Hulu Takes Aim At Netflix
From February 26th, Hulu, currently the number three subscription video on demand (SVOD) service in the US, will reduce its ad-supported offering from $7.99 to $5.99. This comes one week after Netflix —currently the US SVOD leader — increased pricing for its membership plans. Its most popular 2S plan increased from $10.99 to $12.99 per month, and its basic plan went from $7.99 to $8.99, while its premium 4S plan, which includes ultra-high-definition quality, increased from $13.99 to $15.99.
By reducing its basic subscription by 25% at the same time that Netflix is increasing its basic subscription by 12.5%, Hulu is sending out a clear message to both the digital natives and mainstream US consumers who are now seriously considering SVOD services, to become part of their monthly entertainment spend.
It’s not just pricing where Hulu now has the edge over Netflix
Firstly, Hulu has an enviable content catalogue based on a combination of preferential access to its partners’ premium content and back catalogue and a robust originals commissioning strategy. NBCU, Disney and 21stCentury Fox — soon to be majority owned by Disney — each have a 30% stake in Hulu, while Warner Media owns 10%. In 2019 Netflix will start to lose access to content licensed from partners setting up competing direct-to-consumer services such as Disney, NBCU, and Warner Media — media conglomerates which will show greater favourability towards Hulu because of their investment in the service.
Additionally, Hulu has created a partnership model for other content providers through its integration of premium content add-ons (following on from Amazon Prime’s channel functionality) with mainstream premium TV content channels STARZ, HBO, Cinemax and Showtime.
Secondly, Hulu offers live TV and catch up, which is crucial for a streaming insurgent to attract older, mainstream linear TV consumers who still have legacy preferences for TV consumption.

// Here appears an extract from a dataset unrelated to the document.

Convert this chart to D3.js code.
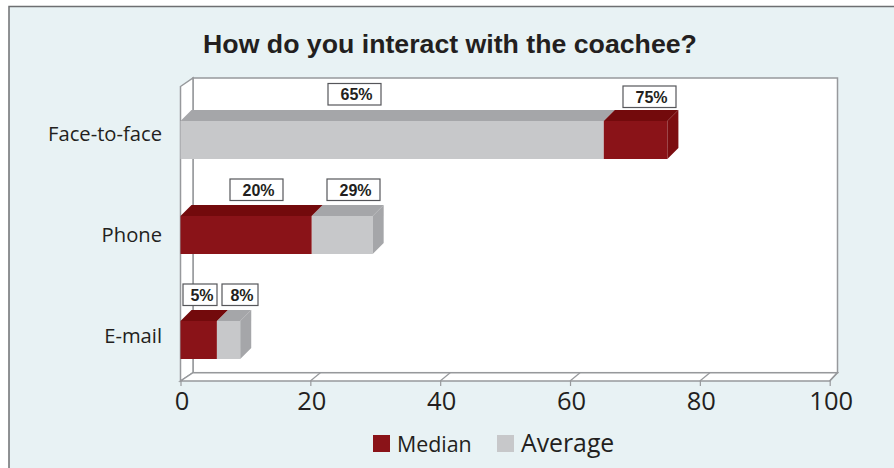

The hefty price tag attached to the Hulu+ Live TV offering ($39.99 per month with commercials and $43.99 without) is still approximately 60% cheaper than standard pay-TV subscriptions in the US. Crucially, the live TV option enables live and recorded catch up for tier one sports games through integration with WatchESPN, Fox Sport GO, and NBC Sports. With live sports entirely lacking from Netflix’s proposition, and yet to be available (only sporadically) on Amazon, Hulu now has a clear competitive edge over its two larger streaming competitors.
Hulu’s rapid growth in 2018, when it grew 48% to reach the 25-million subscriber mark, underlines just how serious Netflix needs to take its third placed domestic SVOD rival. With the new price point increasing Hulu’s USP, Netflix now has a battle on its hands to retain its dominance in its domestic market.